Big Data for Education: Big Data has become an intrinsic part of our society on a fundamental level. According to published reports, 97.2% of global organizations are investing in Big Data, with 95% citing unstructured data as a culprit for financial business failure. A point of contention in regards to Big Data lies in education and the morality of allowing young minds to access vast repositories of information.
While the technology is capable of a positive impact on their personal and professional development, it also presents teachers and government institutions with noteworthy obstacles. Based on an Education Week survey, only 37% of teachers expressed that their districts offer any sort of education on data analytics. Let’s take a look at the perks of integrating Big Data into schools as well as the challenges such a step would entail in 2021.
Benefit #1: Customizable Learning Experience
Whether it’s elementary, high school or academic learning, students often come across subjects, topics and projects they don’t relate to. Add to that the fact that most schools’ curriculums are strictly curated and offer no room for customization and the problem becomes obvious. Enabling students to access Big Data technologies during class and teaching them how to do autonomous research can be a great leap forward for education. Students with access to customizable learning and the freedom to pursue their academic goals as individuals will teach them how to make more informed decisions. Subsequently, it will enable them to pursue IT and data analytics careers after graduation with more vigour and interest than older generations ever could.
Obstacle #1: Governmental & Institutional Approval
While private schools and institutions may be able to push for Big Data more liberally, governmental approval is notorious in its conservatism and inefficacy. Public schools and universities would have a much harder time implementing new Big Data technology such as specialized student software than their private counterparts. There is also the question of decentralized access to Big Data given how widespread smartphone device use has become with today’s youth. This can cause issues for the technology’s potential in education in 2021, given that individual countries and their ministries would need to approve of it. While the process can begin in 2021, we would be hard-pressed to see any major implementation of Big Data at a larger scale this year.
Benefit #2: Speed & Accuracy of Data Access
Allowing students to access data repositories with up-to-date information on different fields, research papers and other happenings in academia is an astonishing step forward. Whether students are partially interested in a topic or want to dig deep into a specific niche, Big Data would allow them to do so. In practice, this would lead to international collaboration between individual universities or even governmental bodies in hopes of enhancing the experience of both countries’ students. The large quantities of data would naturally lead to an expansion of data analytics courses and students’ interests in the field. Given how accessible digital devices have become over the years, students would be able to easily access these data repositories through laptops, tablets or smartphones.
Obstacle #2: Data Privacy Concerns
Allowing thousands of students’ access to Big Data technology raises some valid concern over their data privacy.
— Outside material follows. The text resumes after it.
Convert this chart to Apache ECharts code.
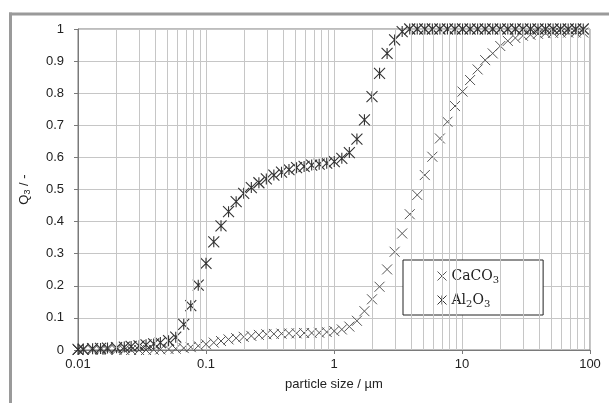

Specifically, how can we guarantee that their private information, information related to their home addresses and families will be kept safe? Given the sheer volume of data, these platforms would contain, data curators and IT experts would have to be involved in maintaining the platforms’ infrastructure. However, IT companies which would be in charge of safekeeping user data would inherently have access to it themselves, leading to further moral questions. While we have been accustomed to social media such as Facebook and Twitter using our data for marketing purposes, should we compromise privacy for knowledge?
Benefit #3: Lowered Dropout Rates
Unfortunately, many students abandon their initial high schools or universities due to a lack of identification or passion for their subject matters. Big Data is inherently a versatile technology which allows its users to adapt it to their needs. Implementing such a technology in academia would allow students to dig deep and find various niches and specialization within their fields. As a result, this would lead to lower dropout rates and ensure that more students finish their formal education successfully.
Frustration with academic projects such as abundant research papers, essays and presentations can lead to physical and emotional burnouts. With Big Data, students would save time and effort in writing their papers and citations given how abundant their access to global data would become.
Obstacle #3: Monetary Cost of Implementation
Big Data is not high on the list of priorities for many educational institutions out there. While universities which focus on IT and data analytics already have some form of Big Data technology in place, elementary and high schools are lacking. This can put a wrench in implementing Big Data into public schools due to the fact that more pressing expenses are already on the docket. Some hope remains in the form of angel investors such as the Bill & Melinda Gates Foundation or Elon Musk who would invest in education. However, that is only a speculation given the current global crisis we are undergoing, pushing Big Data in education even further down the expense list. Only time will tell whether Big Data will meet increased interest by government bodies in charge of allocating financial resources to educational institutions.
Weighing the Big Data Scales (Conclusion)
The implications of using Big Data in education are two-fold, presenting lawmakers and universities with both benefits and obstacles to consider before committing to it. As we move into 2021, technology related to Big Data is bound to drop in price and raise the possibility of its integration into academia. Only time will tell how willing people will be when it comes to piloting such game-changing technology into currently-rigid formal education.